# [What is needed]
Go through the data and copy every line exactly, but not the images.

- - - - -

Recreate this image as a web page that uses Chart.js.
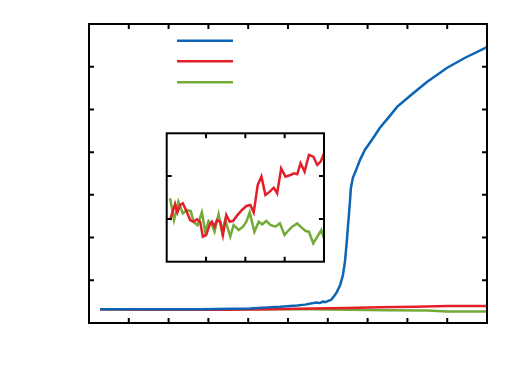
<!DOCTYPE html>
<html>
<head>
<meta charset="utf-8">
<script src="https://cdn.jsdelivr.net/npm/chart.js@4"></script>
<style>
  html, body { margin: 0; padding: 0; background: #fff; }
  #wrap { position: relative; width: 525px; height: 392px; }
  #main { position: absolute; left: 0; top: 0; }
  #inset { position: absolute; left: 161px; top: 128px; background: #fff; }
</style>
</head>
<body>
<div id="wrap">
  <canvas id="main" width="525" height="392"></canvas>
  <canvas id="inset" width="168" height="140"></canvas>
</div>
<script>
// Main panel series
const blueX = [0.28, 2.79, 4.05, 4.37, 4.80, 5.23, 5.43, 5.60, 5.70, 5.80, 5.88, 5.95, 6.01, 6.08, 6.16, 6.23, 6.31, 6.38, 6.43, 6.47, 6.51, 6.55, 6.58, 6.63, 6.71, 6.81, 6.93, 7.11, 7.31, 7.56, 7.74, 8.07, 8.49, 8.99, 9.45, 10.0];
const blueY = [0.32, 0.32, 0.34, 0.36, 0.38, 0.41, 0.43, 0.46, 0.48, 0.47, 0.50, 0.49, 0.52, 0.54, 0.63, 0.73, 0.89, 1.12, 1.43, 1.83, 2.30, 2.76, 3.16, 3.40, 3.58, 3.82, 4.05, 4.29, 4.57, 4.85, 5.06, 5.32, 5.64, 5.97, 6.21, 6.46];
const redX = [0.28, 1.5, 2.5, 3.5, 4.5, 5.6, 6.5, 7.3, 8.2, 9.0, 9.5, 10.0];
const redY = [0.32, 0.31, 0.31, 0.31, 0.32, 0.34, 0.35, 0.37, 0.38, 0.40, 0.40, 0.40];
const greenX = [0.28, 1.5, 2.5, 3.5, 4.5, 5.6, 6.5, 7.5, 8.5, 9.0, 9.5, 10.0];
const greenY = [0.32, 0.32, 0.31, 0.32, 0.32, 0.32, 0.31, 0.30, 0.29, 0.27, 0.27, 0.27];

// Inset series
const insetRedX = [0.085, 0.213, 0.272, 0.340, 0.409, 0.511, 0.596, 0.681, 0.766, 0.851, 0.919, 1.004, 1.089, 1.149, 1.217, 1.277, 1.362, 1.430, 1.515, 1.600, 1.685, 1.787, 1.915, 2.026, 2.128, 2.213, 2.315, 2.409, 2.511, 2.621, 2.723, 2.809, 2.911, 3.021, 3.149, 3.234, 3.319, 3.404, 3.506, 3.617, 3.728, 3.830, 3.915, 4.0];
const insetRedY = [0.974, 1.348, 1.153, 1.325, 1.364, 1.169, 0.974, 0.935, 0.990, 0.935, 0.585, 0.624, 0.857, 0.935, 0.818, 0.974, 0.935, 0.624, 1.091, 0.935, 0.951, 1.076, 1.208, 1.302, 1.325, 1.153, 1.793, 1.988, 1.559, 1.637, 1.730, 1.598, 2.182, 1.988, 2.026, 2.065, 2.042, 2.299, 2.104, 2.494, 2.455, 2.260, 2.338, 2.533];
const insetGreenX = [0.085, 0.187, 0.298, 0.409, 0.511, 0.613, 0.681, 0.783, 0.894, 0.979, 1.064, 1.149, 1.217, 1.319, 1.404, 1.489, 1.617, 1.702, 1.830, 1.940, 2.026, 2.111, 2.230, 2.340, 2.426, 2.536, 2.638, 2.766, 2.877, 2.996, 3.106, 3.191, 3.319, 3.404, 3.532, 3.617, 3.728, 3.830, 3.932, 4.0];
const insetGreenY = [1.481, 0.974, 1.403, 1.130, 1.208, 1.185, 0.935, 0.857, 1.153, 0.701, 0.951, 0.857, 0.701, 1.107, 0.701, 0.974, 0.585, 0.857, 0.740, 0.818, 0.935, 1.153, 0.701, 0.935, 0.873, 0.951, 0.857, 0.818, 0.896, 0.624, 0.740, 0.818, 0.896, 0.818, 0.717, 0.701, 0.429, 0.585, 0.740, 0.545];

const BLUE = '#0b64b5';
const RED = '#e3202a';
const GREEN = '#73ab37';

const pts = (xs, ys) => xs.map((x, i) => ({ x: x, y: ys[i] }));

// frame with inward ticks on all four sides
function framePlugin(xTicks, yTicks, tickLen) {
    return {
        id: 'frame',
        afterDraw(chart) {
            const { ctx, chartArea: a, scales } = chart;
            ctx.save();
            ctx.strokeStyle = '#000';
            ctx.lineWidth = 2;
            ctx.strokeRect(a.left, a.top, a.right - a.left, a.bottom - a.top);
            ctx.beginPath();
            xTicks.forEach(v => {
                const px = scales.x.getPixelForValue(v);
                ctx.moveTo(px, a.bottom); ctx.lineTo(px, a.bottom - tickLen);
                ctx.moveTo(px, a.top); ctx.lineTo(px, a.top + tickLen);
            });
            yTicks.forEach(v => {
                const py = scales.y.getPixelForValue(v);
                ctx.moveTo(a.left, py); ctx.lineTo(a.left + tickLen, py);
                ctx.moveTo(a.right, py); ctx.lineTo(a.right - tickLen, py);
            });
            ctx.stroke();
            ctx.restore();
        }
    };
}

// legend lines only, no labels
const legendLines = {
    id: 'legendLines',
    afterDraw(chart) {
        const ctx = chart.ctx;
        const rows = [40.7, 61.3, 82.3];
        ctx.save();
        ctx.lineWidth = 2.5;
        chart.data.datasets.forEach((ds, i) => {
            ctx.strokeStyle = ds.borderColor;
            ctx.beginPath();
            ctx.moveTo(177, rows[i]);
            ctx.lineTo(233, rows[i]);
            ctx.stroke();
        });
        ctx.restore();
    }
};

const lineDs = (data, color) => ({
    data: data, borderColor: color, borderWidth: 2.5,
    pointRadius: 0, tension: 0, fill: false
});

new Chart(document.getElementById('main'), {
    type: 'line',
    data: {
        datasets: [
            lineDs(pts(blueX, blueY), BLUE),
            lineDs(pts(redX, redY), RED),
            lineDs(pts(greenX, greenY), GREEN)
        ]
    },
    options: {
        responsive: false,
        animation: false,
        layout: { padding: { left: 89, top: 24, right: 38, bottom: 69 } },
        scales: {
            x: { type: 'linear', min: 0, max: 10, display: false },
            y: { type: 'linear', min: 0, max: 7, display: false }
        },
        plugins: { legend: { display: false }, tooltip: { enabled: false } }
    },
    plugins: [framePlugin([1, 2, 3, 4, 5, 6, 7, 8, 9], [1, 2, 3, 4, 5, 6], 5), legendLines]
});

new Chart(document.getElementById('inset'), {
    type: 'line',
    data: {
        datasets: [
            lineDs(pts(insetRedX, insetRedY), RED),
            lineDs(pts(insetGreenX, insetGreenY), GREEN)
        ]
    },
    options: {
        responsive: false,
        animation: false,
        layout: { padding: { left: 5.7, top: 5.3, right: 5, bottom: 6.3 } },
        scales: {
            x: { type: 'linear', min: 0, max: 4, display: false },
            y: { type: 'linear', min: 0, max: 3, display: false }
        },
        plugins: { legend: { display: false }, tooltip: { enabled: false } }
    },
    plugins: [framePlugin([1, 2, 3], [1, 2], 5)]
});
</script>
</body>
</html>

- - - - -

# [Full response]
Recreate this image as a web page that uses Chart.js.
<!DOCTYPE html>
<html>
<head>
<meta charset="utf-8">
<script src="https://cdn.jsdelivr.net/npm/chart.js@4"></script>
<style>
  html, body { margin: 0; padding: 0; background: #fff; }
  #wrap { position: relative; width: 525px; height: 392px; }
  #main { position: absolute; left: 0; top: 0; }
  #inset { position: absolute; left: 161px; top: 128px; background: #fff; }
</style>
</head>
<body>
<div id="wrap">
  <canvas id="main" width="525" height="392"></canvas>
  <canvas id="inset" width="168" height="140"></canvas>
</div>
<script>
// Main panel series
const blueX = [0.28, 2.79, 4.05, 4.37, 4.80, 5.23, 5.43, 5.60, 5.70, 5.80, 5.88, 5.95, 6.01, 6.08, 6.16, 6.23, 6.31, 6.38, 6.43, 6.47, 6.51, 6.55, 6.58, 6.63, 6.71, 6.81, 6.93, 7.11, 7.31, 7.56, 7.74, 8.07, 8.49, 8.99, 9.45, 10.0];
const blueY = [0.32, 0.32, 0.34, 0.36, 0.38, 0.41, 0.43, 0.46, 0.48, 0.47, 0.50, 0.49, 0.52, 0.54, 0.63, 0.73, 0.89, 1.12, 1.43, 1.83, 2.30, 2.76, 3.16, 3.40, 3.58, 3.82, 4.05, 4.29, 4.57, 4.85, 5.06, 5.32, 5.64, 5.97, 6.21, 6.46];
const redX = [0.28, 1.5, 2.5, 3.5, 4.5, 5.6, 6.5, 7.3, 8.2, 9.0, 9.5, 10.0];
const redY = [0.32, 0.31, 0.31, 0.31, 0.32, 0.34, 0.35, 0.37, 0.38, 0.40, 0.40, 0.40];
const greenX = [0.28, 1.5, 2.5, 3.5, 4.5, 5.6, 6.5, 7.5, 8.5, 9.0, 9.5, 10.0];
const greenY = [0.32, 0.32, 0.31, 0.32, 0.32, 0.32, 0.31, 0.30, 0.29, 0.27, 0.27, 0.27];

// Inset series
const insetRedX = [0.085, 0.213, 0.272, 0.340, 0.409, 0.511, 0.596, 0.681, 0.766, 0.851, 0.919, 1.004, 1.089, 1.149, 1.217, 1.277, 1.362, 1.430, 1.515, 1.600, 1.685, 1.787, 1.915, 2.026, 2.128, 2.213, 2.315, 2.409, 2.511, 2.621, 2.723, 2.809, 2.911, 3.021, 3.149, 3.234, 3.319, 3.404, 3.506, 3.617, 3.728, 3.830, 3.915, 4.0];
const insetRedY = [0.974, 1.348, 1.153, 1.325, 1.364, 1.169, 0.974, 0.935, 0.990, 0.935, 0.585, 0.624, 0.857, 0.935, 0.818, 0.974, 0.935, 0.624, 1.091, 0.935, 0.951, 1.076, 1.208, 1.302, 1.325, 1.153, 1.793, 1.988, 1.559, 1.637, 1.730, 1.598, 2.182, 1.988, 2.026, 2.065, 2.042, 2.299, 2.104, 2.494, 2.455, 2.260, 2.338, 2.533];
const insetGreenX = [0.085, 0.187, 0.298, 0.409, 0.511, 0.613, 0.681, 0.783, 0.894, 0.979, 1.064, 1.149, 1.217, 1.319, 1.404, 1.489, 1.617, 1.702, 1.830, 1.940, 2.026, 2.111, 2.230, 2.340, 2.426, 2.536, 2.638, 2.766, 2.877, 2.996, 3.106, 3.191, 3.319, 3.404, 3.532, 3.617, 3.728, 3.830, 3.932, 4.0];
const insetGreenY = [1.481, 0.974, 1.403, 1.130, 1.208, 1.185, 0.935, 0.857, 1.153, 0.701, 0.951, 0.857, 0.701, 1.107, 0.701, 0.974, 0.585, 0.857, 0.740, 0.818, 0.935, 1.153, 0.701, 0.935, 0.873, 0.951, 0.857, 0.818, 0.896, 0.624, 0.740, 0.818, 0.896, 0.818, 0.717, 0.701, 0.429, 0.585, 0.740, 0.545];

const BLUE = '#0b64b5';
const RED = '#e3202a';
const GREEN = '#73ab37';

const pts = (xs, ys) => xs.map((x, i) => ({ x: x, y: ys[i] }));

// frame with inward ticks on all four sides
function framePlugin(xTicks, yTicks, tickLen) {
    return {
        id: 'frame',
        afterDraw(chart) {
            const { ctx, chartArea: a, scales } = chart;
            ctx.save();
            ctx.strokeStyle = '#000';
            ctx.lineWidth = 2;
            ctx.strokeRect(a.left, a.top, a.right - a.left, a.bottom - a.top);
            ctx.beginPath();
            xTicks.forEach(v => {
                const px = scales.x.getPixelForValue(v);
                ctx.moveTo(px, a.bottom); ctx.lineTo(px, a.bottom - tickLen);
                ctx.moveTo(px, a.top); ctx.lineTo(px, a.top + tickLen);
            });
            yTicks.forEach(v => {
                const py = scales.y.getPixelForValue(v);
                ctx.moveTo(a.left, py); ctx.lineTo(a.left + tickLen, py);
                ctx.moveTo(a.right, py); ctx.lineTo(a.right - tickLen, py);
            });
            ctx.stroke();
            ctx.restore();
        }
    };
}

// legend lines only, no labels
const legendLines = {
    id: 'legendLines',
    afterDraw(chart) {
        const ctx = chart.ctx;
        const rows = [40.7, 61.3, 82.3];
        ctx.save();
        ctx.lineWidth = 2.5;
        chart.data.datasets.forEach((ds, i) => {
            ctx.strokeStyle = ds.borderColor;
            ctx.beginPath();
            ctx.moveTo(177, rows[i]);
            ctx.lineTo(233, rows[i]);
            ctx.stroke();
        });
        ctx.restore();
    }
};

const lineDs = (data, color) => ({
    data: data, borderColor: color, borderWidth: 2.5,
    pointRadius: 0, tension: 0, fill: false
});

new Chart(document.getElementById('main'), {
    type: 'line',
    data: {
        datasets: [
            lineDs(pts(blueX, blueY), BLUE),
            lineDs(pts(redX, redY), RED),
            lineDs(pts(greenX, greenY), GREEN)
        ]
    },
    options: {
        responsive: false,
        animation: false,
        layout: { padding: { left: 89, top: 24, right: 38, bottom: 69 } },
        scales: {
            x: { type: 'linear', min: 0, max: 10, display: false },
            y: { type: 'linear', min: 0, max: 7, display: false }
        },
        plugins: { legend: { display: false }, tooltip: { enabled: false } }
    },
    plugins: [framePlugin([1, 2, 3, 4, 5, 6, 7, 8, 9], [1, 2, 3, 4, 5, 6], 5), legendLines]
});

new Chart(document.getElementById('inset'), {
    type: 'line',
    data: {
        datasets: [
            lineDs(pts(insetRedX, insetRedY), RED),
            lineDs(pts(insetGreenX, insetGreenY), GREEN)
        ]
    },
    options: {
        responsive: false,
        animation: false,
        layout: { padding: { left: 5.7, top: 5.3, right: 5, bottom: 6.3 } },
        scales: {
            x: { type: 'linear', min: 0, max: 4, display: false },
            y: { type: 'linear', min: 0, max: 3, display: false }
        },
        plugins: { legend: { display: false }, tooltip: { enabled: false } }
    },
    plugins: [framePlugin([1, 2, 3], [1, 2], 5)]
});
</script>
</body>
</html>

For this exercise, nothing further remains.